• **ROWS**
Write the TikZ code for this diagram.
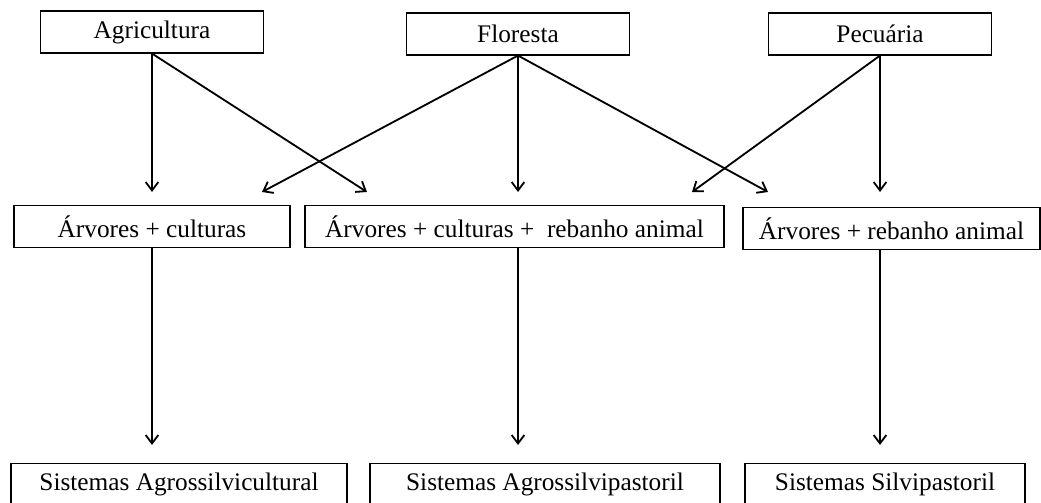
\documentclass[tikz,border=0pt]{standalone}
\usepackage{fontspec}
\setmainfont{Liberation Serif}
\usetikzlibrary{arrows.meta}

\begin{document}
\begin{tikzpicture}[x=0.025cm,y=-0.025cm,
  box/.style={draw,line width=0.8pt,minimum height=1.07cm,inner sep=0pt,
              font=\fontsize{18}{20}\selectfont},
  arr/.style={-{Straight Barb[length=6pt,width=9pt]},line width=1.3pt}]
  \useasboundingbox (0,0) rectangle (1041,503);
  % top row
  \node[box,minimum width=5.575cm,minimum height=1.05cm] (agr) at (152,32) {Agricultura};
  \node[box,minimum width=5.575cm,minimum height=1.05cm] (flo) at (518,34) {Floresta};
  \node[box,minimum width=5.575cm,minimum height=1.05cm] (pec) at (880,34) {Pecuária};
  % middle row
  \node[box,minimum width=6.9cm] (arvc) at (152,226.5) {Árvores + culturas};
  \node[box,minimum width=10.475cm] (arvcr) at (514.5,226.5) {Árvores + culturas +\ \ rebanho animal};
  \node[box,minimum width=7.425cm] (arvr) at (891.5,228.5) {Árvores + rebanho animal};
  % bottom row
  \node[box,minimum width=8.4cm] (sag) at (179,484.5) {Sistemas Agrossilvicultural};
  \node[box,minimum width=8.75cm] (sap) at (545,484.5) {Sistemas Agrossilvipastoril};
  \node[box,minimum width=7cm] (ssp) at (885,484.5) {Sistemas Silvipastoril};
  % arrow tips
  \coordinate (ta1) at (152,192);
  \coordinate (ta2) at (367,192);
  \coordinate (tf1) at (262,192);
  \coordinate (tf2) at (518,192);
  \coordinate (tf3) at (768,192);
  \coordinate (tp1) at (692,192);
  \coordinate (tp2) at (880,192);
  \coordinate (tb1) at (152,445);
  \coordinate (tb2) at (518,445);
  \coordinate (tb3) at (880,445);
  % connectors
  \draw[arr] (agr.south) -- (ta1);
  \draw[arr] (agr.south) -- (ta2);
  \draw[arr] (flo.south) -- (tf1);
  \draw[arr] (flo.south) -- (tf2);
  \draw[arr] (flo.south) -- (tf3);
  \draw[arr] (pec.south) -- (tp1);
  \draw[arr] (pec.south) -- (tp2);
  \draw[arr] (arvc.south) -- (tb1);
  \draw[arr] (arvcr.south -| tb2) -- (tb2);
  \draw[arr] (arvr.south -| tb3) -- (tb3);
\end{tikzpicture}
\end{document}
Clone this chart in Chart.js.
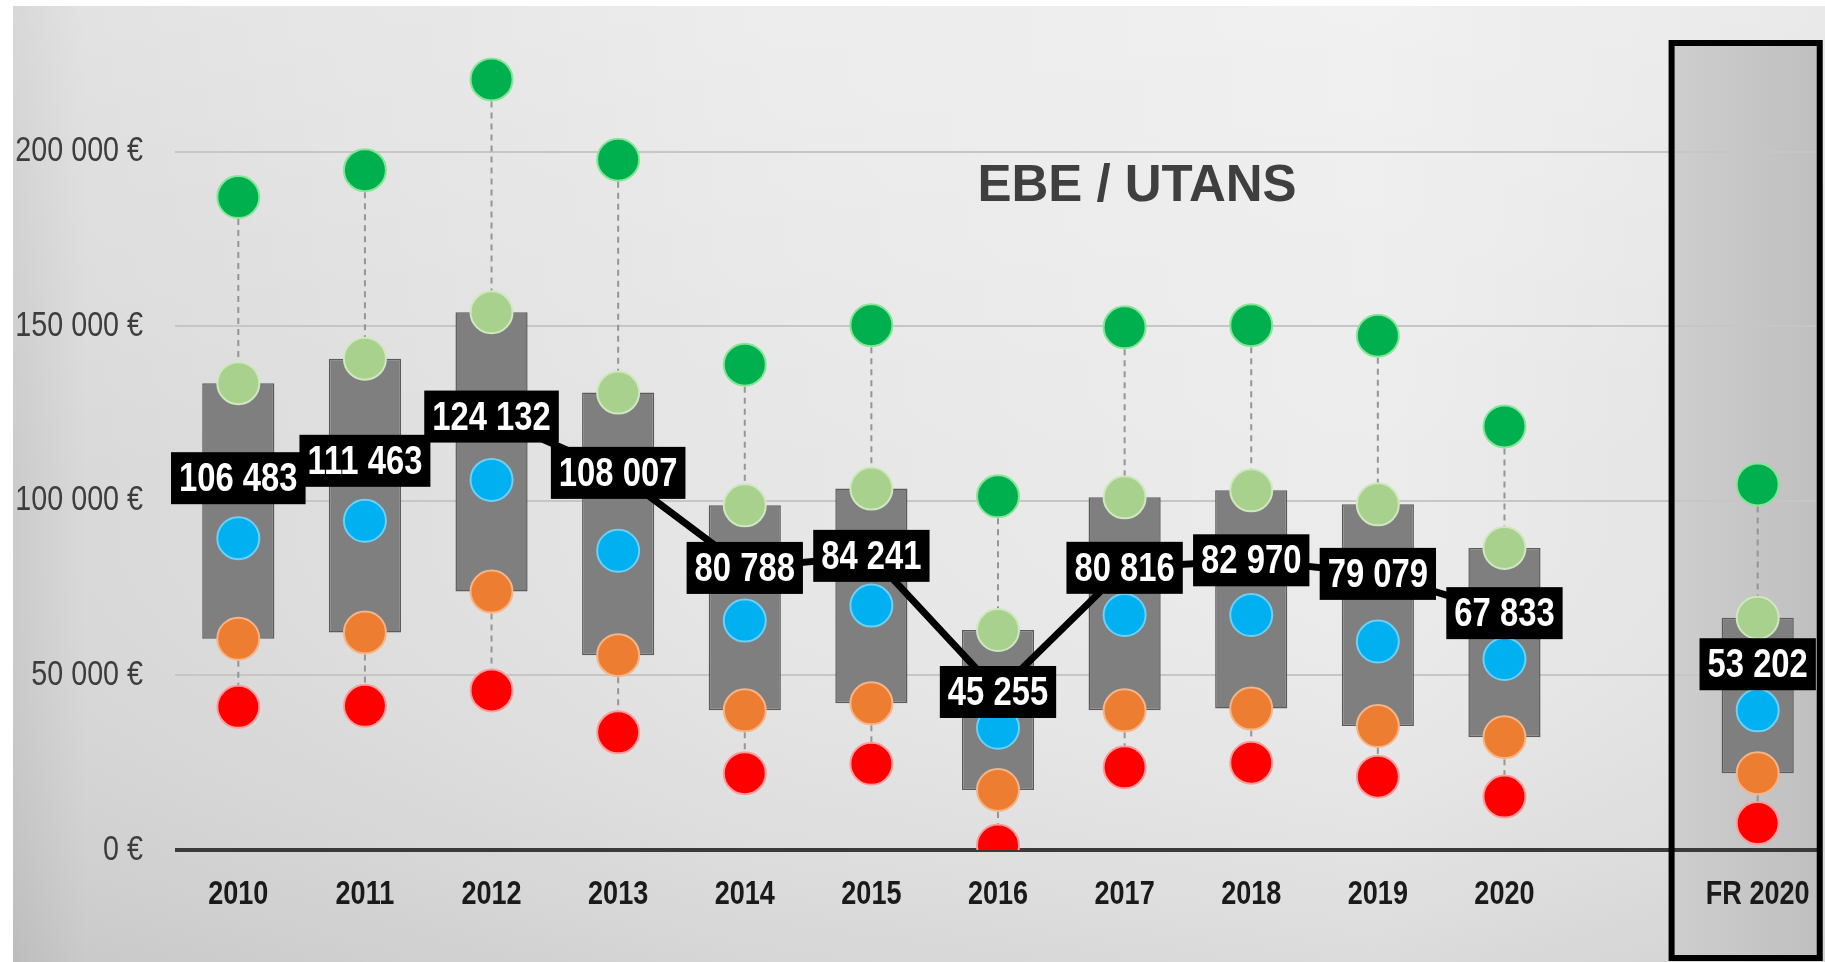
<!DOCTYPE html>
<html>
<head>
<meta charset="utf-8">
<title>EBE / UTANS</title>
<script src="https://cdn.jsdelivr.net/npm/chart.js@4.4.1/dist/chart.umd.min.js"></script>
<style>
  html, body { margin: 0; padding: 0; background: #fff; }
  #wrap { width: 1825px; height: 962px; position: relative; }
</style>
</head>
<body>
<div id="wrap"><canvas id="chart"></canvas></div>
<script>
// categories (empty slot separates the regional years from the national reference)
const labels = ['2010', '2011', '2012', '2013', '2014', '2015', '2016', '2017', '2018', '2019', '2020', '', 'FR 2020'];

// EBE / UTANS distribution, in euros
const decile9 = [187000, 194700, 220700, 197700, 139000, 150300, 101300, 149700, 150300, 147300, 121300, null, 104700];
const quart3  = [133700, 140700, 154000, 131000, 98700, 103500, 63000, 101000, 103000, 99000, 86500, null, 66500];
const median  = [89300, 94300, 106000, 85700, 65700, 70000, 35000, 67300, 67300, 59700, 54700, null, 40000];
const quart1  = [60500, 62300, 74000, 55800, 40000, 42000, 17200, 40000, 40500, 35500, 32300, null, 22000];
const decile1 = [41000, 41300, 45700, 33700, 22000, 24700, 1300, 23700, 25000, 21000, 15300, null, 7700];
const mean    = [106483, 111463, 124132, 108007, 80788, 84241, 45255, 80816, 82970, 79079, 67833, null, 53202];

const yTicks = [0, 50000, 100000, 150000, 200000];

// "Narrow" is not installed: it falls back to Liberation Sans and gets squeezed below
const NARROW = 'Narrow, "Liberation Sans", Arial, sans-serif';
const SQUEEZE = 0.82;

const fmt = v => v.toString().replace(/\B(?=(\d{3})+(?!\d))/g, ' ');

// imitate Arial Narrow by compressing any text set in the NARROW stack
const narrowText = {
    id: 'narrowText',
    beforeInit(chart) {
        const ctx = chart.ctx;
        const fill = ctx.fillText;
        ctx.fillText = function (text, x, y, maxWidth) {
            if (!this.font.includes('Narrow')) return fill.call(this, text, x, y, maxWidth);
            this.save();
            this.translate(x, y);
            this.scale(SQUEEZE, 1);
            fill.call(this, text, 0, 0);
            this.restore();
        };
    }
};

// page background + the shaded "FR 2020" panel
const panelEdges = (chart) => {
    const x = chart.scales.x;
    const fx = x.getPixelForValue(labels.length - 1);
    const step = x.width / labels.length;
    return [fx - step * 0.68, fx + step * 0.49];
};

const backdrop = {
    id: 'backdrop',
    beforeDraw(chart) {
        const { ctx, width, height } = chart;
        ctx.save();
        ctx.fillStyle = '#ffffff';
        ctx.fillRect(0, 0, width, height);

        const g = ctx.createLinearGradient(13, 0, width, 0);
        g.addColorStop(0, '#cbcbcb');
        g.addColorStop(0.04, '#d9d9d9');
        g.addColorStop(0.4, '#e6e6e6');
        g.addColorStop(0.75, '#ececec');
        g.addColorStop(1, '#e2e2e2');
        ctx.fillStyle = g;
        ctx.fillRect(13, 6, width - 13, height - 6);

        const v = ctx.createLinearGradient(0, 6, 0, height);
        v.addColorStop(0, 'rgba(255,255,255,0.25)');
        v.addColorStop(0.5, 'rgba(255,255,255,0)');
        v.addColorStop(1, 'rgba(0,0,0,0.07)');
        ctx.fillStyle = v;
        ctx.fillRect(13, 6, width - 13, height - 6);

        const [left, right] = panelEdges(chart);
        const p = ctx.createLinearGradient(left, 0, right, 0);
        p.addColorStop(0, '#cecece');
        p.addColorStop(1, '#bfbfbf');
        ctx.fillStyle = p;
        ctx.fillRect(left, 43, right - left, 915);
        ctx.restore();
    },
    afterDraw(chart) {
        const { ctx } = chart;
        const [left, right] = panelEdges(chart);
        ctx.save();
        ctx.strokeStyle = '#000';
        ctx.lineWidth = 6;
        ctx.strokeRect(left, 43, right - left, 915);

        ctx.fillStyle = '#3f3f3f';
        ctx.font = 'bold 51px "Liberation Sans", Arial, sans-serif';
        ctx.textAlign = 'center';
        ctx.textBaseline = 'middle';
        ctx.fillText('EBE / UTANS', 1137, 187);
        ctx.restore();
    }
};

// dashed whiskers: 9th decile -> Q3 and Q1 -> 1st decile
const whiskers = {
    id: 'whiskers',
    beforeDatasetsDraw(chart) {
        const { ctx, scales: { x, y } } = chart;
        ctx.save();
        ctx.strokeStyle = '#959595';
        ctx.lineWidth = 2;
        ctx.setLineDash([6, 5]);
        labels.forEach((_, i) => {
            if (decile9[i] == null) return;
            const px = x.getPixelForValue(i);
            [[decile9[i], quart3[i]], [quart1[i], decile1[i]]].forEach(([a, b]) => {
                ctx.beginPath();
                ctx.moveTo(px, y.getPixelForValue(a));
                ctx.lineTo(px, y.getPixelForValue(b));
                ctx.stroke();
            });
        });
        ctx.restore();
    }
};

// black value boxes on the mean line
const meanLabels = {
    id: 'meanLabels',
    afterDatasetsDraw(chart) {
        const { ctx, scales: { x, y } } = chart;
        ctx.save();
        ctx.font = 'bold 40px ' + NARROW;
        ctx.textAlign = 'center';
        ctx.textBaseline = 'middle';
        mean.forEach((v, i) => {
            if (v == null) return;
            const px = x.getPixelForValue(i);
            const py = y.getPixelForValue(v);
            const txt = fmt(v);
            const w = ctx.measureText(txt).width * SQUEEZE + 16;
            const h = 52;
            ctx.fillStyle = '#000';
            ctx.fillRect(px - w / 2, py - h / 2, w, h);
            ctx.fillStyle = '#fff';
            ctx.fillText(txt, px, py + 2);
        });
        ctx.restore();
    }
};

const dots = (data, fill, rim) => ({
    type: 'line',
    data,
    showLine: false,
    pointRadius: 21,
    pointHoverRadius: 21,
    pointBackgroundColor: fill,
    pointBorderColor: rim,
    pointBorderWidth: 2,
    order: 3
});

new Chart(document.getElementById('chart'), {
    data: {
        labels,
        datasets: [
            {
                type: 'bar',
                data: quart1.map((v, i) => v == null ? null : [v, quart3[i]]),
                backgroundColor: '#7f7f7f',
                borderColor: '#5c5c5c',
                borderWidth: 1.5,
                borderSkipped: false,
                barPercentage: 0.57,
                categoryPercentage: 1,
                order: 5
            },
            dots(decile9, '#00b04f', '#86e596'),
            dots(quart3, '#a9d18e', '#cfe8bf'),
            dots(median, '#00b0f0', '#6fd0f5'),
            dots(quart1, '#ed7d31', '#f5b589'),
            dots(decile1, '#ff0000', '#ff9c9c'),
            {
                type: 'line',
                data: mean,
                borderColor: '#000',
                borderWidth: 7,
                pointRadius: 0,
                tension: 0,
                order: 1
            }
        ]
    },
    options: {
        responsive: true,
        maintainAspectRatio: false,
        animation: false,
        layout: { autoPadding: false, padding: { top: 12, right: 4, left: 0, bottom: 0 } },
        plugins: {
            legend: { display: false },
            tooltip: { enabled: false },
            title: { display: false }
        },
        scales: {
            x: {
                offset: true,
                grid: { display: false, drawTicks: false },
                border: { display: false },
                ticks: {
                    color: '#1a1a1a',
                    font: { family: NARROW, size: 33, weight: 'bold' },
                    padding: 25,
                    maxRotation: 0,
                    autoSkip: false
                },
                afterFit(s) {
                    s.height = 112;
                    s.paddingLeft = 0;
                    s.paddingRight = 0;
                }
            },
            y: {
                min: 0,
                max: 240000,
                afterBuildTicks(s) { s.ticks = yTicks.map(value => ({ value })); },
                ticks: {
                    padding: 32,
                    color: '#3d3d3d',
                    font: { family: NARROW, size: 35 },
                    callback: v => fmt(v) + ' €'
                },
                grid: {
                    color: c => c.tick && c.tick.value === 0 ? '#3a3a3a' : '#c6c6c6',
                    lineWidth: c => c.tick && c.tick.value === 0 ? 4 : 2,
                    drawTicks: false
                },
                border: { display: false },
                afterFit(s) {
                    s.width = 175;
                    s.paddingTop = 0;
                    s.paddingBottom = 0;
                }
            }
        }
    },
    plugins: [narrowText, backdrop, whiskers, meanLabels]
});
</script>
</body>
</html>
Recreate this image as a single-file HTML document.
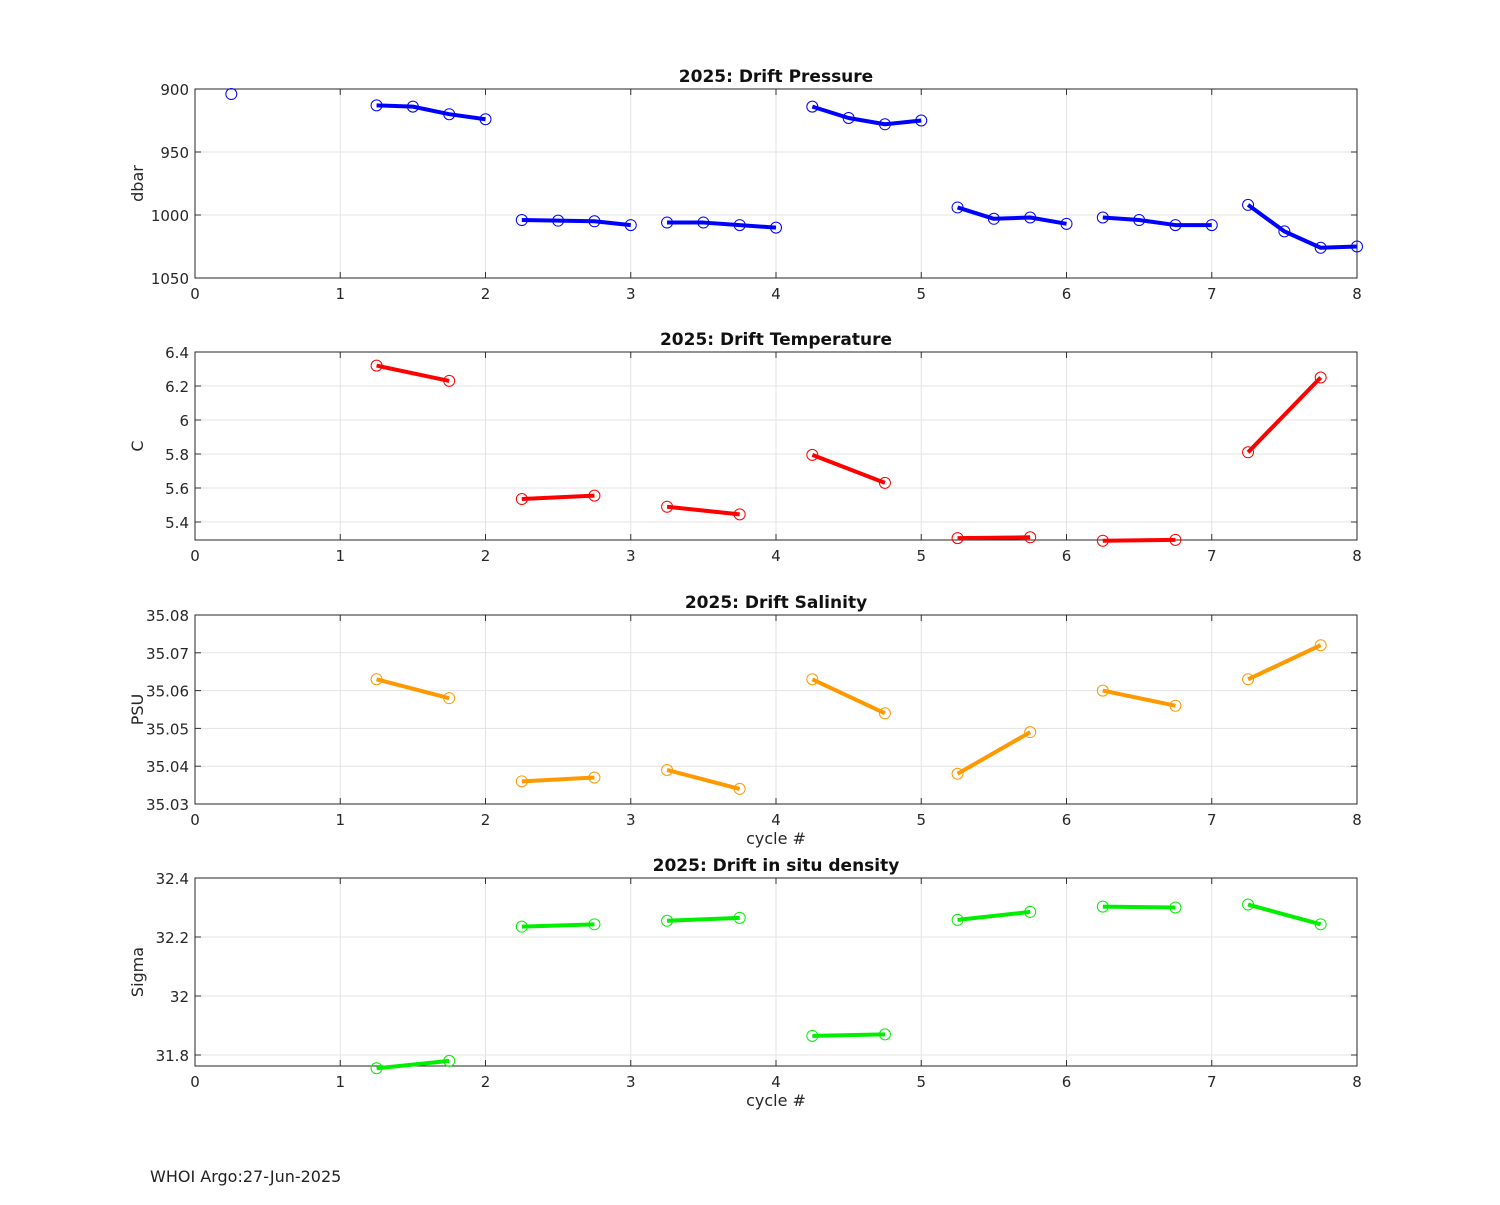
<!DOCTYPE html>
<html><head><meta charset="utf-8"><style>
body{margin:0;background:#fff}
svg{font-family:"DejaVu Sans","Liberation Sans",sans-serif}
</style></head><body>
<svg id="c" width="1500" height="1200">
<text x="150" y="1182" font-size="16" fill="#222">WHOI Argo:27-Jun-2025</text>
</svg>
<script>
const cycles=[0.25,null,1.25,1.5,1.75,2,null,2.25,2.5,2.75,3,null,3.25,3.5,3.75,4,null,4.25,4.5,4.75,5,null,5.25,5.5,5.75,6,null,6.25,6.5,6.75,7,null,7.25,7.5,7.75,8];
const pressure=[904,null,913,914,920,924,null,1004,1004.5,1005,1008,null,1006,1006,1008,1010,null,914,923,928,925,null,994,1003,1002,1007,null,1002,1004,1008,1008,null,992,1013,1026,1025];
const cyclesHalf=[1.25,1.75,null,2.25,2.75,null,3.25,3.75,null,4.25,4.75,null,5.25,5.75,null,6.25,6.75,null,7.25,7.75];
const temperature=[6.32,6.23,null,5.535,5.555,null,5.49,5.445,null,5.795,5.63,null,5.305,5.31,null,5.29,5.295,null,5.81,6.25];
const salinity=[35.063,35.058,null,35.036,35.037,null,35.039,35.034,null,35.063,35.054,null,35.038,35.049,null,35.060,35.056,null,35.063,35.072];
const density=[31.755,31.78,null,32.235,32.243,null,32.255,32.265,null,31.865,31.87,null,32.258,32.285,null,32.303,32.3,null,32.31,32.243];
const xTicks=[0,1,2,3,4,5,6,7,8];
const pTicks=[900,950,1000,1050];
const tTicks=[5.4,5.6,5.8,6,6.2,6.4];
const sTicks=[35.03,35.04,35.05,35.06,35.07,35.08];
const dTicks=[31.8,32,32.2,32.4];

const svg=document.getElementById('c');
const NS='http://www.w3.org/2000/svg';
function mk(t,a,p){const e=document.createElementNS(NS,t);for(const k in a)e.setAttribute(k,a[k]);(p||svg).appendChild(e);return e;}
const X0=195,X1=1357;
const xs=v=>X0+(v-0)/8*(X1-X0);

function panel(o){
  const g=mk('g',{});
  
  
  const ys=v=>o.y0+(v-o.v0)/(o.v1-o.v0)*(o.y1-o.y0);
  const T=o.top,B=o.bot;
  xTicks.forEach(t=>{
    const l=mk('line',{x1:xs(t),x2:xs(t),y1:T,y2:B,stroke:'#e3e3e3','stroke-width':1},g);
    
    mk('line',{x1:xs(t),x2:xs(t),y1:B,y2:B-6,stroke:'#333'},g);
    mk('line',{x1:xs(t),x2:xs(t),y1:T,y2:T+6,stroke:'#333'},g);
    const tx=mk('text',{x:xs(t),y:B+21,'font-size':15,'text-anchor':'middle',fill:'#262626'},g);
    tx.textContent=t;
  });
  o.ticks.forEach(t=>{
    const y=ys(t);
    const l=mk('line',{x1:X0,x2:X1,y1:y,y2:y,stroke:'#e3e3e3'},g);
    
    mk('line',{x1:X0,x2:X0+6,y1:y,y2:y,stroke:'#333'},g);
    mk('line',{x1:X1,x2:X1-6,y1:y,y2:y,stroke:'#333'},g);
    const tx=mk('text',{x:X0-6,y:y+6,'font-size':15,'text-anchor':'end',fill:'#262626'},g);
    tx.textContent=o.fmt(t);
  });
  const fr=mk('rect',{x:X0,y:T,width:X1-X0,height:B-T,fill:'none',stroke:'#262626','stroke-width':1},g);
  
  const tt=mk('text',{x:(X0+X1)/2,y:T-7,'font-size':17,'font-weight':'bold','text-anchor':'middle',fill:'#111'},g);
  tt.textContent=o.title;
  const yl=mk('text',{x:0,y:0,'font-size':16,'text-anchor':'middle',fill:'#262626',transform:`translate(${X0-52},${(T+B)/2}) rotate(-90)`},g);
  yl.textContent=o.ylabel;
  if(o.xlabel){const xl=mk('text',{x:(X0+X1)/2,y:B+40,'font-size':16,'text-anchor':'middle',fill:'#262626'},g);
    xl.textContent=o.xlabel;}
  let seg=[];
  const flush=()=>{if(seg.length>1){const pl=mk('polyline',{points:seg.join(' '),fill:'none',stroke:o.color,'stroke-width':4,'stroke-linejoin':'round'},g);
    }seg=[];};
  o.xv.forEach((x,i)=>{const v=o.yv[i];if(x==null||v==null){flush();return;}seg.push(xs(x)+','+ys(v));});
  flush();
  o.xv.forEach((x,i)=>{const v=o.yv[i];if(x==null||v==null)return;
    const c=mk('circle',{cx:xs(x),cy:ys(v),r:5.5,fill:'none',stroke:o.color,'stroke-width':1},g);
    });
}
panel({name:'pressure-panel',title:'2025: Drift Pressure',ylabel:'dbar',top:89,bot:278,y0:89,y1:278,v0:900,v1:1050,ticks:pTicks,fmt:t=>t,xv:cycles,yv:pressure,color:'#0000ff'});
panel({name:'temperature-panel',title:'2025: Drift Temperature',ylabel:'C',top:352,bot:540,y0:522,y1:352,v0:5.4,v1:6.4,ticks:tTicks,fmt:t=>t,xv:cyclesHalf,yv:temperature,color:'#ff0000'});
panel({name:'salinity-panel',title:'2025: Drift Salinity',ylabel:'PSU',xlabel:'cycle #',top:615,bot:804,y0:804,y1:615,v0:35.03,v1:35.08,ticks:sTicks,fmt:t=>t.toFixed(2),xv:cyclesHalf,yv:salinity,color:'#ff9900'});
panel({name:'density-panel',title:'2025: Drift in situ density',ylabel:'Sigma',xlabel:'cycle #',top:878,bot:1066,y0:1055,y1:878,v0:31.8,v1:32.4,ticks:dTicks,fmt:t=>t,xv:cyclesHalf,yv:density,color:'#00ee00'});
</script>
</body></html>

• **OBJECTIVE**
Reproduce the data above exactly, but only the lines from the one showing "Clone this chart in Chart.js." through the one showing "67833, null, 53202];", with both ends kept and the pictures left out.

• **THE SOLUTION**
Clone this chart in Chart.js.
<!DOCTYPE html>
<html>
<head>
<meta charset="utf-8">
<title>EBE / UTANS</title>
<script src="https://cdn.jsdelivr.net/npm/chart.js@4.4.1/dist/chart.umd.min.js"></script>
<style>
  html, body { margin: 0; padding: 0; background: #fff; }
  #wrap { width: 1825px; height: 962px; position: relative; }
</style>
</head>
<body>
<div id="wrap"><canvas id="chart"></canvas></div>
<script>
// categories (empty slot separates the regional years from the national reference)
const labels = ['2010', '2011', '2012', '2013', '2014', '2015', '2016', '2017', '2018', '2019', '2020', '', 'FR 2020'];

// EBE / UTANS distribution, in euros
const decile9 = [187000, 194700, 220700, 197700, 139000, 150300, 101300, 149700, 150300, 147300, 121300, null, 104700];
const quart3  = [133700, 140700, 154000, 131000, 98700, 103500, 63000, 101000, 103000, 99000, 86500, null, 66500];
const median  = [89300, 94300, 106000, 85700, 65700, 70000, 35000, 67300, 67300, 59700, 54700, null, 40000];
const quart1  = [60500, 62300, 74000, 55800, 40000, 42000, 17200, 40000, 40500, 35500, 32300, null, 22000];
const decile1 = [41000, 41300, 45700, 33700, 22000, 24700, 1300, 23700, 25000, 21000, 15300, null, 7700];
const mean    = [106483, 111463, 124132, 108007, 80788, 84241, 45255, 80816, 82970, 79079, 67833, null, 53202];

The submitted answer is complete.